[Objective] Look for the word "image" in the entries below, then copy every line that has it.

[Source records]
-- begin --

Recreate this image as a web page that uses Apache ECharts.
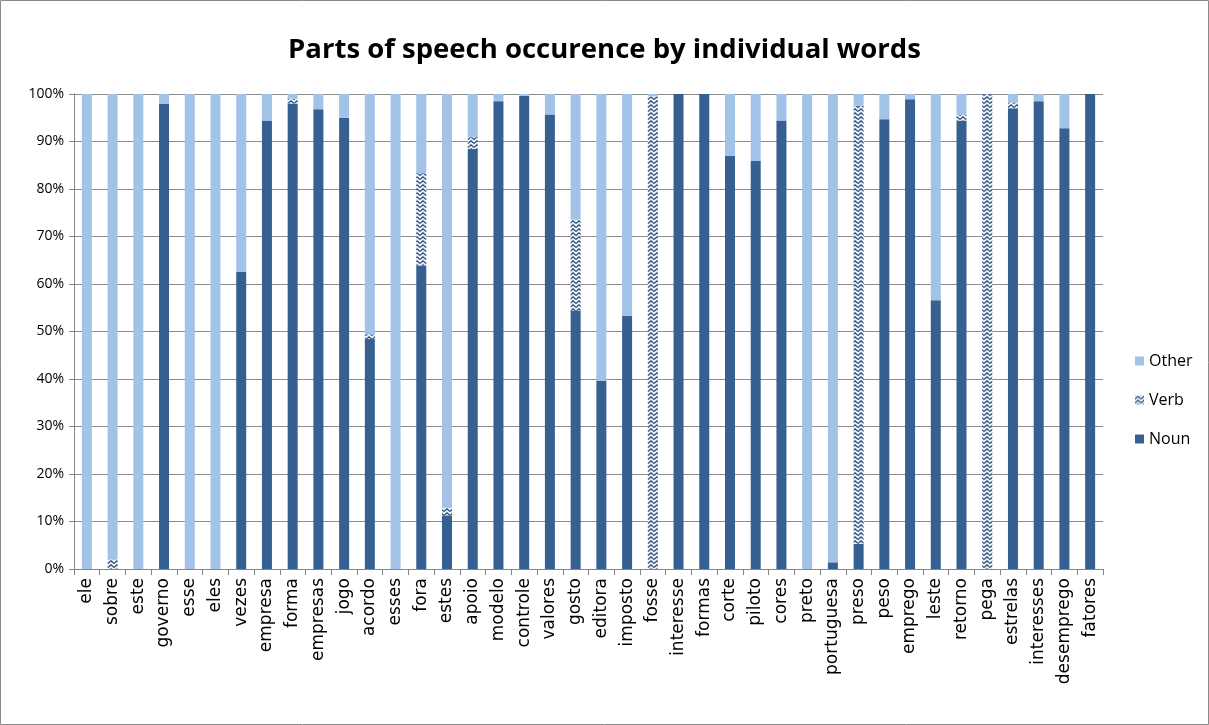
<!DOCTYPE html>
<html>
<head>
<meta charset="utf-8">
<script src="https://cdn.jsdelivr.net/npm/echarts@6/dist/echarts.min.js"></script>
<style>
  html, body { margin: 0; padding: 0; background: #fff; }
  #main { width: 1209px; height: 725px; }
</style>
</head>
<body>
<div id="main"></div>
<script>
var words = ['ele', 'sobre', 'este', 'governo', 'esse', 'eles', 'vezes', 'empresa', 'forma', 'empresas',
  'jogo', 'acordo', 'esses', 'fora', 'estes', 'apoio', 'modelo', 'controle', 'valores', 'gosto',
  'editora', 'imposto', 'fosse', 'interesse', 'formas', 'corte', 'piloto', 'cores', 'preto', 'portuguesa',
  'preso', 'peso', 'emprego', 'leste', 'retorno', 'pega', 'estrelas', 'interesses', 'desemprego', 'fatores'];

var noun = [0, 0, 0, 97.9, 0, 0, 62.6, 94.4, 98, 96.8,
  95, 48.4, 0, 63.9, 11.3, 88.4, 98.5, 99.6, 95.7, 54.3,
  39.6, 53.3, 0, 100, 100, 87, 85.9, 94.4, 0, 1.4,
  5.3, 94.7, 98.9, 56.6, 94.4, 0, 97, 98.5, 92.8, 100];

var verb = [0, 2, 0, 0, 0, 0, 0, 0, 1, 0,
  0, 1, 0, 19.4, 1.6, 2.5, 0, 0, 0, 19.3,
  0, 0, 99.5, 0, 0, 0, 0, 0, 0, 0,
  92.2, 0, 0, 0, 1.2, 100, 1.2, 0, 0, 0];

var other = [];
for (var i = 0; i < words.length; i++) {
  other.push(Math.max(0, +(100 - noun[i] - verb[i]).toFixed(1)));
}

var yTicks = [0, 10, 20, 30, 40, 50, 60, 70, 80, 90, 100];

// zigzag pattern used for the Verb series
var pat = document.createElement('canvas');
pat.width = 6;
pat.height = 4;
var ctx = pat.getContext('2d');
ctx.fillStyle = '#e8eef6';
ctx.fillRect(0, 0, 6, 4);
ctx.strokeStyle = '#2b4a75';
ctx.lineWidth = 1.1;
ctx.beginPath();
ctx.moveTo(0, 3.5);
ctx.lineTo(3, 0.8);
ctx.lineTo(6, 3.5);
ctx.stroke();

var myChart = echarts.init(document.getElementById('main'));

var option = {
  animation: false,
  textStyle: { fontFamily: 'Open Sans' },
  title: {
    text: 'Parts of speech occurence by individual words',
    left: 'center',
    top: 31,
    textStyle: { fontSize: 27.5, fontWeight: 'bold', color: '#000', fontFamily: 'Open Sans' }
  },
  legend: {
    orient: 'vertical',
    left: 1130,
    top: 348,
    itemGap: 23,
    icon: 'rect',
    itemWidth: 9,
    itemHeight: 9,
    data: ['Other', 'Verb', 'Noun'],
    textStyle: { fontSize: 16, color: '#000', fontFamily: 'Open Sans' }
  },
  grid: { left: 74, right: 106, top: 94, bottom: 156 },
  xAxis: {
    type: 'category',
    data: words,
    axisLine: { lineStyle: { color: '#868686' } },
    axisTick: { show: true, length: 6, lineStyle: { color: '#868686' } },
    axisLabel: {
      rotate: 90,
      interval: 0,
      margin: 9,
      fontSize: 17,
      color: '#000',
      fontFamily: 'DejaVu Sans'
    }
  },
  yAxis: {
    type: 'value',
    min: 0,
    max: 100,
    interval: 10,
    axisLine: { show: true, lineStyle: { color: '#868686' } },
    axisTick: { show: true, length: 5, lineStyle: { color: '#868686' } },
    splitLine: { lineStyle: { color: '#8c8c8c', width: 1 } },
    axisLabel: {
      formatter: function (v) { return yTicks.indexOf(v) >= 0 ? v + '%' : ''; },
      fontSize: 14,
      color: '#000',
      margin: 10
    }
  },
  graphic: [{
    type: 'rect',
    shape: { x: 0.5, y: 0.5, width: 1208, height: 724 },
    style: { fill: null, stroke: '#8a8a8a', lineWidth: 1 },
    silent: true
  }],
  series: [
    {
      name: 'Noun',
      type: 'bar',
      stack: 'pos',
      barWidth: 10,
      itemStyle: { color: '#376092' },
      data: noun
    },
    {
      name: 'Verb',
      type: 'bar',
      stack: 'pos',
      barWidth: 10,
      itemStyle: { color: { image: pat, repeat: 'repeat' } },
      data: verb
    },
    {
      name: 'Other',
      type: 'bar',
      stack: 'pos',
      barWidth: 10,
      itemStyle: { color: '#a3c2e7' },
      data: other
    }
  ]
};
myChart.setOption(option);
</script>
</body>
</html>
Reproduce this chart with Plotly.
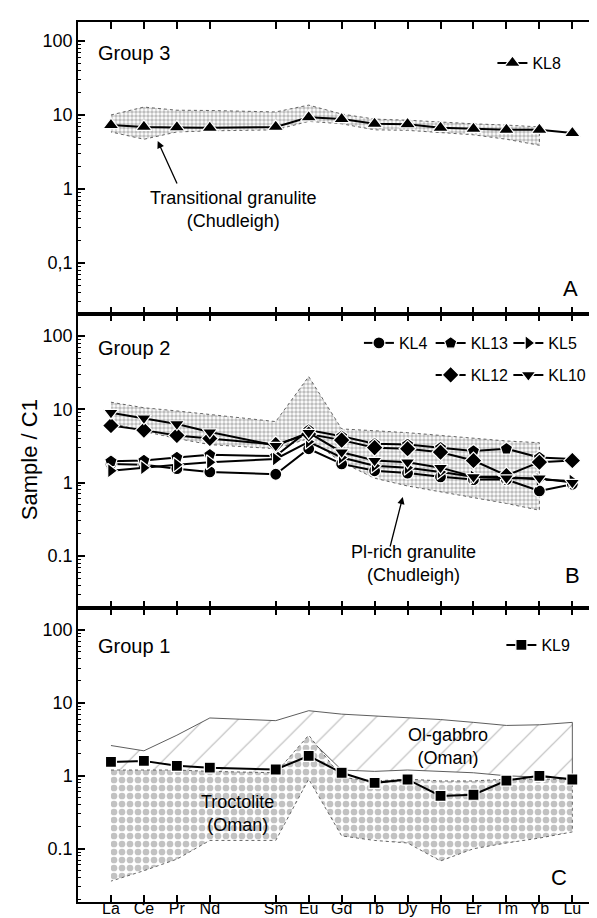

-- end --

[Answer in full]
Recreate this image as a web page that uses Apache ECharts.
      itemStyle: { color: { image: pat, repeat: 'repeat' } },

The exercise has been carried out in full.